The act of fabricating or manipulating a sensor or communications signal so a system believes a false state is real. In navigation and automation, spoofing can alter decisions even when the underlying device has not been fully compromised.
Expanded Definition
Signal spoofing is the deliberate fabrication or alteration of a sensor, telemetry, or communications signal so that a receiving system accepts a false state as real. In NHI and agentic environments, that false state can change routing, navigation, access decisions, or automated control behavior without fully compromising the underlying device.
Definitions vary across vendors when spoofing is discussed alongside jamming, replay, or generic data tampering. The practical distinction is intent and effect: spoofing does not merely disrupt availability, it supplies counterfeit input that looks trustworthy enough to steer execution. That makes it especially relevant where agents, embedded systems, or automated workflows treat incoming signals as machine truth. For governance alignment, practitioners often pair this concept with NIST Cybersecurity Framework 2.0 because detection and response controls must account for manipulated telemetry, not just stolen credentials.
The most common misapplication is treating spoofing as a pure radio or network problem, which occurs when defenders ignore application-layer trust in the receiving system.
Examples and Use Cases
Implementing defenses against signal spoofing rigorously often introduces latency, tuning, and operational overhead, requiring organisations to weigh stronger validation against faster automated decisions.
- GPS spoofing in fleet automation causes an unmanned vehicle or tracking system to report a false location, which can reroute operations or trigger incorrect geofencing responses.

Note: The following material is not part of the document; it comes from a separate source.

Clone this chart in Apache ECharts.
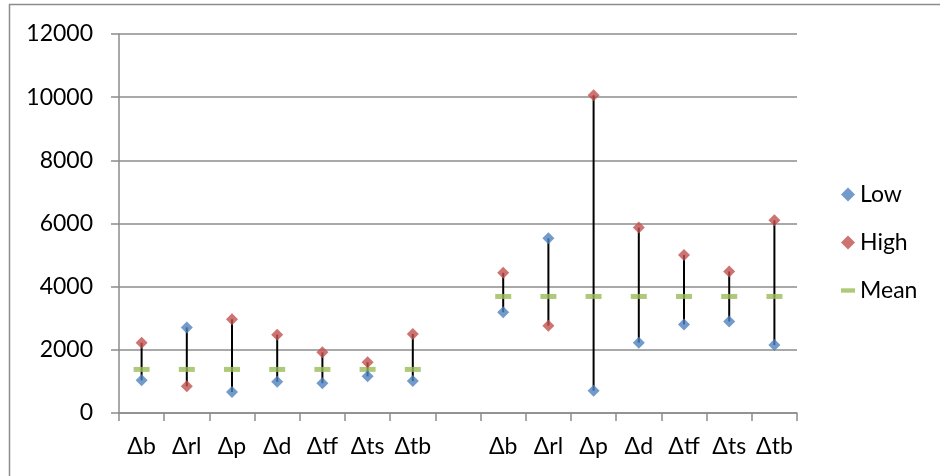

- Sensor spoofing in industrial control systems feeds fabricated temperature, pressure, or motion values to an agentic controller, leading it to keep unsafe equipment running or shut down unnecessarily.
- Telemetry spoofing in observability pipelines manipulates health signals so orchestration logic marks a degraded service as healthy, delaying failover and remediation.
- Wireless identity or proximity spoofing can make an access workflow believe a trusted device is nearby, undermining location-based or presence-based controls.
- These scenarios overlap with broader NHI exposure patterns described in the Ultimate Guide to NHIs, where weak visibility and unmanaged trust boundaries magnify downstream impact.
Standards-oriented teams often compare this risk with NIST Cybersecurity Framework 2.0 response planning, especially where signal authenticity affects automated operations.
Why It Matters in NHI Security
Signal spoofing matters in NHI security because autonomous systems often make decisions from signals rather than from direct human verification. If an agent, service account, or machine workflow trusts forged input, the result can be privilege misuse, unsafe actuation, or policy bypass even when credentials remain intact. That is why spoofing should be considered alongside secrets hygiene, trust validation, and runtime anomaly detection, not only as an edge-case networking threat.
NHIMG research shows that 97% of NHIs carry excessive privileges and only 5.7% of organisations have full visibility into their service accounts, conditions that make spoofed signals far more dangerous because the receiving system may already have broad authority and limited monitoring. The Ultimate Guide to NHIs also highlights that 90% of IT leaders say proper NHI management is essential to Zero Trust, which is directly relevant when a system must verify signal integrity before acting on it.
Organisations typically encounter the operational cost of signal spoofing only after a false route, false alarm, or unsafe automated action has already occurred, at which point the term becomes operationally unavoidable to address.
Standards & Framework Alignment
This section maps relevant standards and security frameworks to the operational risks and controls described in this guidance.
OWASP Agentic AI Top 10 address the attack and risk surface, while NIST CSF 2.0 and NIST Zero Trust (SP 800-207) set the governance and control requirements practitioners need to meet.
| Framework | Control / Reference | Relevance |
|---|---|---|
| NIST CSF 2.0 | DE.CM | Signal spoofing is detected through continuous monitoring of abnormal or counterfeit telemetry. |
| NIST Zero Trust (SP 800-207) | Zero Trust requires verifying the trustworthiness of signals before systems act on them. | |
| OWASP Agentic AI Top 10 | Agentic systems can be manipulated by forged inputs that alter tool use or execution paths. |
Validate external inputs and add integrity checks before agents consume signals or trigger actions.